Spending also tends to be low in countries with favourable demographics, such as Australia, Canada, Ireland and New Zealand. However, this is not always the case: Turkey spends 7.4% of GDP on public pensions despite being the second youngest OECD country in demographic terms. This is more than the Netherlands, Switzerland and the United Kingdom, but these three countries have extensive private pension schemes. For Turkey, the expenditure can be explained by the historically low retirement ages, resulting in longer periods in retirement than in many other countries.

Public pension spending increased from an OECD average of 6.6% of gross domestic product (GDP) to 7.7% between 2000 and 2017. It is estimated that population ageing captured by the shift in demographic structures alone would have triggered an increase in pension expenditure of 2.5% of GDP on average, with higher employment lowering total pension expenditure by 1.1% of GDP on average (Chapter 1).

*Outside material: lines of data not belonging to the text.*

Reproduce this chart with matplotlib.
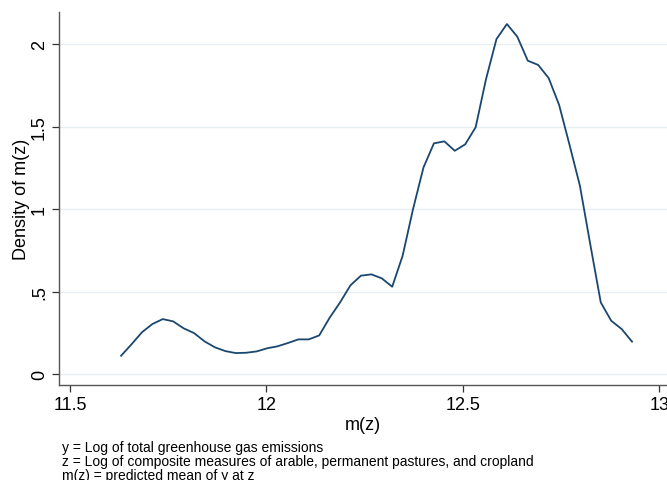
import numpy as np
import matplotlib.pyplot as plt

plt.rcParams['font.family'] = ['Liberation Sans', 'DejaVu Sans']

# kernel density of predicted mean, 50 evaluation points
x_start, x_end = 11.630, 12.931
density = [0.111, 0.180, 0.253, 0.303, 0.333, 0.319, 0.277, 0.248, 0.198, 0.162,
           0.139, 0.127, 0.129, 0.137, 0.156, 0.168, 0.188, 0.210, 0.210, 0.234,
           0.341, 0.434, 0.538, 0.596, 0.604, 0.580, 0.529, 0.717, 1.000, 1.252,
           1.398, 1.410, 1.353, 1.392, 1.495, 1.788, 2.030, 2.121, 2.044, 1.899,
           1.873, 1.794, 1.632, 1.390, 1.141, 0.784, 0.434, 0.323, 0.273, 0.196]
mz = np.linspace(x_start, x_end, len(density))

xticks = [11.5, 12, 12.5, 13]
xticklabels = ['11.5', '12', '12.5', '13']
yticks = [0, 0.5, 1, 1.5, 2]
yticklabels = ['0', '.5', '1', '1.5', '2']
notes = ['y = Log of total greenhouse gas emissions',
         'z = Log of composite measures of arable, permanent pastures, and cropland',
         'm(z) = predicted mean of y at z']

fig = plt.figure(figsize=(6.67, 4.81), dpi=100)
ax = fig.add_axes([0.0885, 0.198, 0.9115, 0.775])

ax.plot(mz, density, color='#1a476f', linewidth=1.3)

ax.set_xlim(11.472, 13.02)
ax.set_ylim(-0.065, 2.194)
ax.set_xticks(xticks)
ax.set_xticklabels(xticklabels, fontsize=13)
ax.set_yticks(yticks)
ax.set_yticklabels(yticklabels, fontsize=13, rotation=90, va='center')
ax.tick_params(direction='out', length=5, width=0.9, color='#333333', pad=3)

ax.grid(axis='y', color='#e6eef0', linewidth=1.0)
ax.set_axisbelow(True)
for side in ['top', 'right']:
    ax.spines[side].set_visible(False)
for side in ['left', 'bottom']:
    ax.spines[side].set_color('#555555')
    ax.spines[side].set_linewidth(1.0)

ax.set_xlabel('m(z)', fontsize=13, labelpad=2)
ax.set_ylabel('Density of m(z)', fontsize=13, labelpad=1)

for i, line in enumerate(notes):
    fig.text(0.093, 1 - (448 + 14.2 * i) / 481, line, fontsize=10, va='center')

fig.savefig('out.png', dpi=100)
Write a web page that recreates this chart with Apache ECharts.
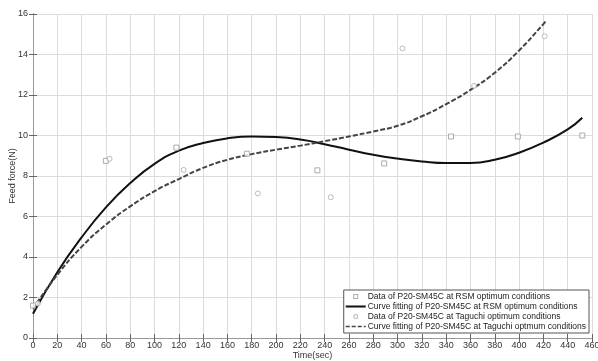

Public pension spending was relatively stable as a proportion of GDP over the period 2000-17 in 16 countries: Australia, Canada, the Czech Republic, Estonia, Germany, Iceland, Ireland, Israel, Lithuania, the Netherlands, New Zealand, Poland, Slovenia, Sweden, Switzerland and the United Kingdom. It increased by more than 4 percentage points of GDP between 2000 and 2017 in Finland, Greece and Portugal, and by 2 or 4 percentage points in France, Italy, Japan, Norway, Spain and Turkey.

The penultimate column of the table shows public spending in net terms: after taxes and contributions paid on benefits. Net spending is significantly below gross spending in Austria, Denmark, Finland, Italy, Luxembourg and Sweden, due to taxes on pension benefits. Gross and net spending are similar where pensions are not taxable such as in the Slovak Republic and Turkey or where public benefits are generally below basic tax reliefs (Australia, the Czech Republic, Iceland, Ireland and Slovenia).

The final column of the table shows total gross public spending on older people, including non-cash benefits. In Denmark, Finland, Japan, Norway and Sweden, non-cash benefits exceed 1.5% of GDP. The most important are housing benefits. These are defined as “non-cash benefits” because they are contingent on particular expenditure by individuals. Australia and Belgium also record high figures for non-cash benefits.